Study Lead Key idea Journal
Maximum Entropy Conjecture for Black Hole Mergers Sathyaprakash (first author: Rincon-Ramirez) The merger remnant is the state that maximizes entropy over mass and angular momentum Physical Review Letters (2026)
Dynamic Black Holes Explained by Simple Thermodynamics Abhay Ashtekar Replace event horizons with dynamical horizons to extend thermodynamic laws to out-of-equilibrium black holes Physical Review Letters (2026)

The Question the Paper Leaves Open

B.S. Sathyaprakash, who leads the research team, frames the result in deliberately open terms. The team, he says, has found that the most natural way to describe what the remnant remembers can be explained using thermodynamic concepts. The work, he adds, explores a surprising possibility at the intersection of gravity, black hole physics, and thermodynamics that goes beyond the established laws of black hole mechanics. The piece he closes on is a question:

Could entropy maximization be a fundamental organizing principle governing black hole interactions more generally?

That question is not rhetorical. If entropy maximization does for black hole mergers what it does for mixed gases, the same principle might apply to other black hole processes, including the evaporation predicted by Hawking, the capture of matter by a black hole, or the long settling phase after a near-miss. The Penn State work does not test those cases. It makes them testable, for the first time, with a tool that does not require a supercomputer.

Frequently Asked Questions

What is the maximum entropy conjecture for black hole mergers?

It is the proposal, from the Penn State team, that the final black hole produced by a merger is the one that maximizes entropy, the measure of disorder in a system, once the energy and angular momentum radiated away as gravitational waves are subtracted. The team maps the binary’s evolving mass and angular momentum to a sequence of hypothetical rotating remnant black holes, then picks the one whose entropy is highest. The procedure is described as “somewhat ad hoc” in the preprint, but it lands within a few percent of full numerical relativity simulations in the cases tested.

Why does this matter if Einstein’s equations already work?

Einstein’s equations give exact answers only when run on a supercomputer, which limits the number of merger scenarios physicists can explore. A thermodynamic shortcut, if it holds, would let researchers scan many more possibilities cheaply and might surface patterns the full equations obscure. It also reframes the question: instead of computing the merger, one predicts it from a principle that already governs gases, magnets, and engines.

Has this been proven, or is it still a conjecture?

It is still a conjecture. The team has shown the entropy-maximization procedure reproduces the supercomputer result to within a few percent across the cases tested, but they have not proved it must always hold. The paper is titled “Maximum Entropy Conjecture for Black Hole Mergers,” and the authors are explicit that the agreement, while suggestive, is not yet a theorem.

What does this mean for how physicists study black hole mergers?

The paper points toward testing the principle on other black hole processes, including the evaporation predicted by Hawking and the capture of matter by a black hole.
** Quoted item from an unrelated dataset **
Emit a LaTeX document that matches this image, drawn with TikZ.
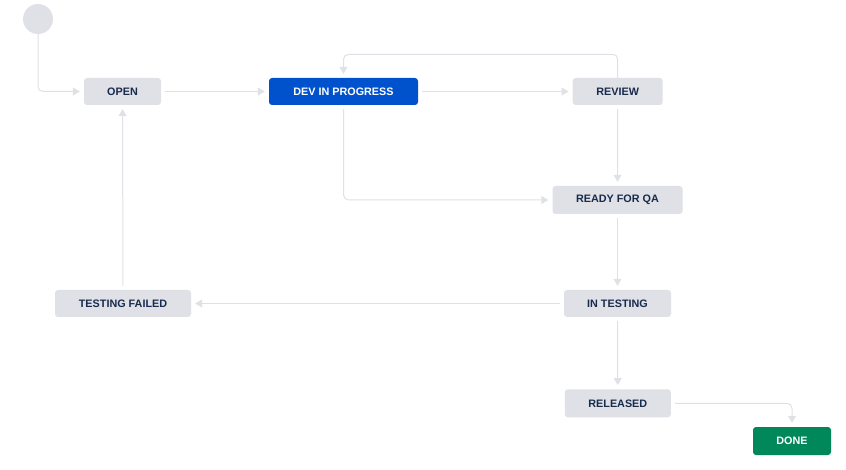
\documentclass[tikz,border=0pt]{standalone}
\usepackage{fontspec}
\setmainfont{Liberation Sans}
\usetikzlibrary{arrows.meta}

\definecolor{stategray}{HTML}{DFE1E6}
\definecolor{statetext}{HTML}{172B4D}
\definecolor{devblue}{HTML}{0052CC}
\definecolor{donegreen}{HTML}{00875A}
\definecolor{linegray}{HTML}{DFE1E6}

\tikzstyle{state} = [align=center,fill=stategray,draw=none,rectangle,rounded corners=3pt,minimum height=27pt,text=statetext,font=\fontsize{10.8}{13}\selectfont\bfseries,text centered]
\tikzstyle{trans} = [draw=linegray,line width=1pt,rounded corners=5pt,-{Triangle[width=8pt,length=7pt]},shorten >=4pt,shorten <=4pt]

\begin{document}
\begin{tikzpicture}[x=1pt,y=-1pt]
	\useasboundingbox (0,0) rectangle (846,470);
	% start
	\node (start) [circle,fill=stategray,minimum size=30pt,inner sep=0pt] at (38,19) {};
	% states
	\node (open) [state,minimum width=77pt] at (122.5,91.5) {OPEN};
	\node (dev) [state,minimum width=149pt,fill=devblue,text=white] at (343.5,91.5) {DEV IN PROGRESS};
	\node (review) [state,minimum width=90pt] at (617.7,91.5) {REVIEW};
	\node (readyqa) [state,minimum width=130pt,minimum height=28pt] at (617.5,200) {READY FOR QA};
	\node (testing) [state,minimum width=107pt] at (617.5,303.5) {IN TESTING};
	\node (failed) [state,minimum width=136pt] at (123,303.5) {TESTING FAILED};
	\node (released) [state,minimum width=106pt,minimum height=28pt] at (617.8,403.3) {RELEASED};
	\node (done) [state,minimum width=78pt,minimum height=28pt,fill=donegreen,text=white] at (792,441) {DONE};
	% connections
	\draw [trans,shorten <=0pt] (start) |- (open);
	\draw [trans] (open) -- (dev);
	\draw [trans] (dev) -- (review);
	\draw [trans,shorten <=0pt] (review.north) -- ++(0,-23.5) -| (dev.north);
	\draw [trans] (review) -- (readyqa);
	\draw [trans] (dev) |- (readyqa);
	\draw [trans] (readyqa) -- (testing);
	\draw [trans] (testing) -- (failed);
	\draw [trans] (failed) -- (open);
	\draw [trans] (testing) -- (released);
	\draw [trans] (released) -| (done);
\end{tikzpicture}
\end{document}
Whether entropy maximization is a fundamental organizer of black hole interactions more generally is the test the team has left for future work, and a question the paper deliberately leaves open.

Where can I read the paper?

The paper, by Monica Rincon-Ramirez and colleagues, is published in Physical Review Letters in 2026, with the DOI 10.1103/hvp6-ydbq. A preprint of the paper, including the full case for the conjecture, is available on the arXiv repository. Penn State has also published a press release on the finding, and the University of Mississippi and UC Berkeley are listed as author affiliations on the published version.